Let me not even lie guys, I did not read enough interesting books to come up with a list for this year’s round-up. What I did do though, was get into podcasts so that’s how I am making up for not coming up with a list of my top reads.

Fav Podcasts

I discovered that a very great way to spend time in slow Lilongwe traffic is a good ol’ dramatic story by Wondery! Wondery is by far, my fav publisher of podcasts. The drama. The scandals.
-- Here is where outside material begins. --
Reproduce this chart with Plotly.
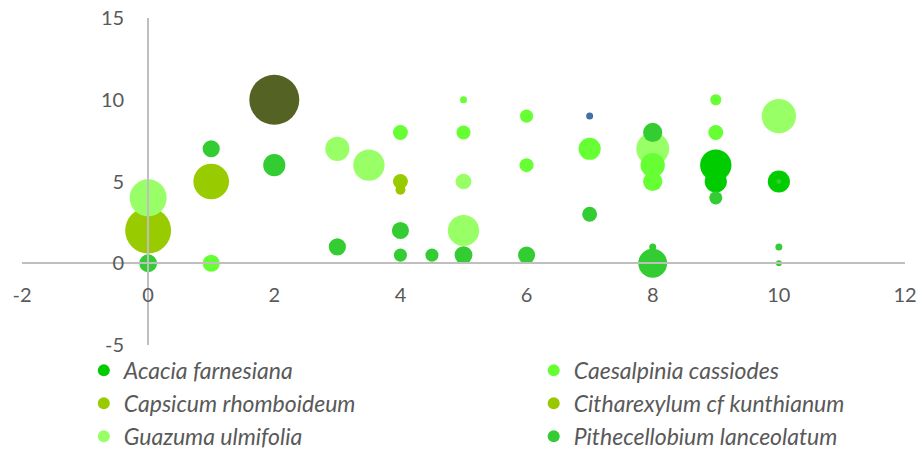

The history lessons – oooh yes!

Here are my favourites, with my personal rating

American Scandal:

Edward Snowden (4/5)

Watergate (3/5)

The Clinton-Lewinsky Affair (4/5)

Tuskegee Syphilis Study (5/5!)

British Scandal:

Spy Cops (5/5)

The Coughing Major (5/5)

The Litvinenko Affair (3/5)

The Canoe Con (5/5!!!!)

The Murdoch Phone Hacking (3.5/5)

Business Wars:

McDonald’s vs Burger King (4/5)

15 songs that were stuck on replay in 2022

Since Spotify decided to discriminate us this year and not give us our well deserved Wrapped, I had to come up with this list manually, so I hope I’m not too far off.

The one thing I have loved about this year is the amount of Malawians putting out quality music on streaming platforms. It gives me so much hope for what’s to come.

1.     Jehova – Ryan Ofei

2.     Somebody Knows – ELI-J

3.     The Commission – CAIN

4.     Bwenzi Langa – Free Worship Malawi, Simplice Bless

5.     He’ll Be There – Lynual Younce

6.     I Am Yours – Terry Clark

7.     Standing By The Bedside – Cox Family

8.     Shall Not Want – Elevation Worship, Maverick City Music, Chandler Moore

9.     There Was Jesus – CAIN

10. No Words (ft. Leon Timbo) – Jason Nelson

11. Never Lost – CeCe Winans

12. You’re Gonna Be Okay – Jenn Johnson

13. Capable God – Judikay

14. You I Live For – Moses Bliss

15. Alipo – Kelvin Sings, Beracah  (why is this song so short tho? 🥺)

You can find this playlist on Spotify

Honourable mentions – songs I replayed on YouTube:

https://youtu.be/oF7EUyQArPQ

https://youtu.be/WZAzTGsEnHI

https://youtu.be/PJDRmhaPAaQ

And that’s it! I wish you a great new year, until the next round-up, God willing, enjoy 2023!